W3C home > Mailing lists > Public > www-style@w3.org > August 2013

Re: Request for adjustable font-size: line-fit

From: Anselm Hannemann <info@anselm-hannemann.com>
Date: Wed, 21 Aug 2013 15:24:34 +0200
Cc: Sylvain Galineau <galineau@adobe.com>, Lea Verou <lea@verou.me>, "www-style@w3.org List" <www-style@w3.org>
Message-Id: <ED6BE886-DE1A-4DB7-9B96-BBA82DDD6C7A@anselm-hannemann.com>
To: Richard Fink <rfink@readableweb.com>
On 21.08.2013, at 07:33, Richard Fink <rfink@readableweb.com> wrote:

> On 8/20/2013 3:18 PM, Sylvain Galineau wrote:
>> The issue Lea is referring to - I think - is that if the element has
>> width:30em, the em in that length refers to the font size of the element
>> the width property applies to. Thus if said font-size is in turn a
>> function of how wide the element is you have a circularity. And in CSS,
>> circularity is awkward.
> I do "get" the problem. It's a Catch-22: if the width of the column is set in ems, as the font gets bigger so does the pixel to em ratio which makes the column bigger, thereby defeating the purpose because the width is inherently set to expand with the font size.
> What I was pointing out is simply that there IS an initial pixel width computed by the rendering engine that corresponds to the font size and em value specified and it's that initial width that needs to remain unchanged - as if it was set using px - for the technique to work.
> But severing the connection between font size and column width when using ems to set the column width immediately after the initial width is calculated, IS a bit of a mind-bender. Circular, yes. And awkward, yes. Don't like it at all.
> But how else can the technique work without preserving that initial width no matter what measure is used - percent, px, en, em, ex, or whatever - and making the width of the line stick to that initial computed style width no matter what the font size changes to and what measure was used in the style sheet?
> Don't know. And I'm not even sure what problem line-fit solves.
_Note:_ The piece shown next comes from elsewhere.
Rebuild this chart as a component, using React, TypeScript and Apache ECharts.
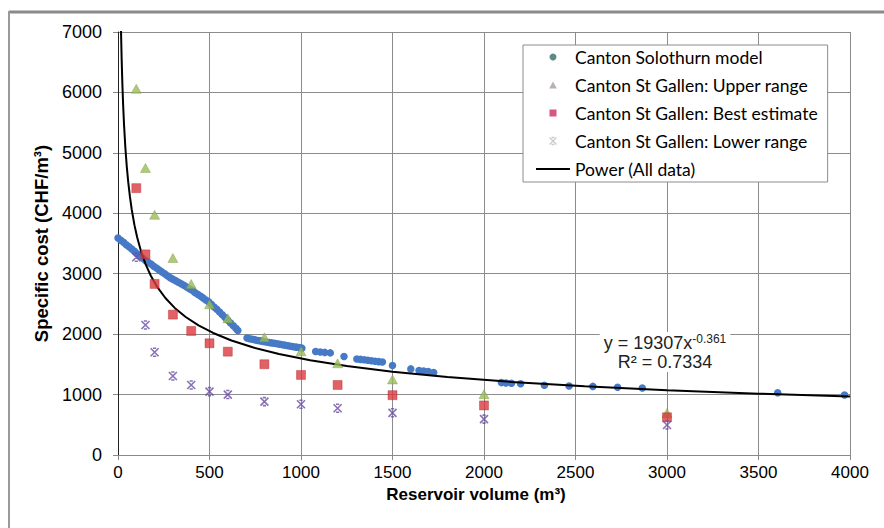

Hah!
> All I know is that I was deeply intrigued by the technique when I saw it implemented using JavaScript.
> It *feels* like there's something worth pursuing in it even if I'm not quite sure what yet.
> (If anybody has a use case that demonstrates line fit's effectiveness, please share.)

It simply helps achieving nice typographic results on websites (examples and description: http://www.zachleat.com/web/bigtext-makes-text-big/).
Achieving such results in a responsive webdesign by hand is nearly impossible and the jQuery way has several caveats (size, performance).